Seven short weeks ago, after days of storm warnings and evacuation orders, Hurricane Sandy slammed into the United States. The entire eastern seaboard, from Florida to Maine, was affected, as tropical force winds extended roughly 900 miles at their widest. In Texas, I sat transfixed like most others across the country, praying for the safety of those in Sandy’s path.
In the days after, millions mourned their losses and city leaders did their best to return to business as usual. We all knew the clean-up would cost money, but it wasn’t until weeks later that we had a figure—leaders in New York, New Jersey and Connecticut announced that they needed a collective $82 billion in federal disaster relief funds, including more than $15 billion to protect against future storms. But as New York City Mayor Michael Bloomberg framed his request around actions like moving electrical transformers in commercial buildings to upper floors and creating the ability to shutter key tunnels, airports and subways during a flood, I had to wonder: Where was the discussion about natural infrastructure? Where was the acknowledgement of the importance our wetlands, oyster reefs and seagrass play in storm management? Now more than ever, such issues are vital to the national conversation.
Mounting evidence shows that rising sea levels and storm surges pose a real risk to coastal populations. The Nature Conservancy has made big investments in the science of coastal resiliency, especially along the Gulf of Mexico coast. If you don’t live in one of the five Gulf States—Texas, Louisiana, Mississippi, Alabama or Florida—you may not think of the Gulf Coast region as much more than a flood plain. But the Gulf of Mexico supports an incredible diversity of marine life and is hands down one of the hardest working bodies of water around.
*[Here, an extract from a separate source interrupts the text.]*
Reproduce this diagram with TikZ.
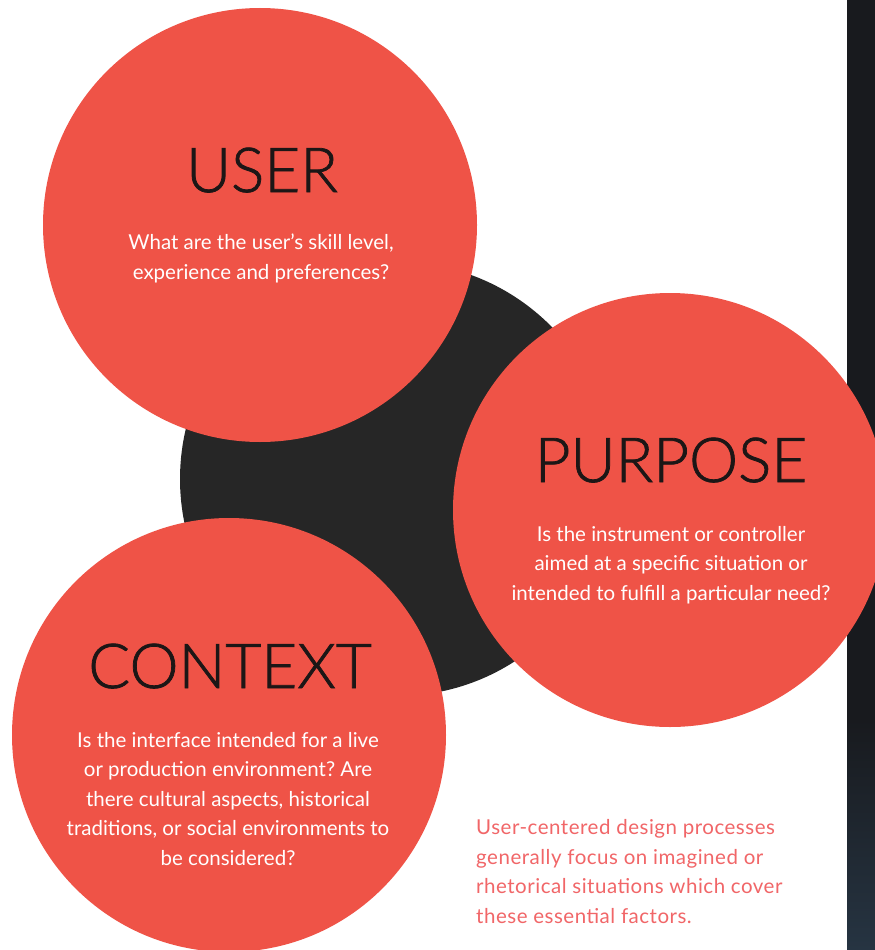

It supports one of the country’s largest recreation and tourism industries, to the tune of $20 billion a year and more than 600,000 jobs, and is responsible for roughly 90 percent of all our offshore oil and gas production. The Gulf also produces more than a third of the seafood Americans eat, including 60 percent of our oysters and more than 80 percent of our shrimp.
But we are taxing this great natural resource and steadily stripping away its natural defenses. The Census Bureau projects that more than 61 million people will call the Gulf region home by 2025, and every single one of those people will need to eat, drink and turn the lights on—that means increased food production, energy exploration and development. Such stressors have already had a tangible effect on the Gulf—what is considered one of the most biologically diverse regions in the world has lost nearly 50 percent of its wetlands, 60 percent of its seagrass beds and 50 percent of its oyster reefs.
Yet, the health of this ecosystem is crucial to our collective livelihood. Oyster reefs, wetlands, seagrass and coastal marshes play an incredibly important role in protecting our coastlines; they prevent erosion and serve as natural buffers during hurricanes and tropical storms. And investing in such natural infrastructure creates an insurance policy for the future.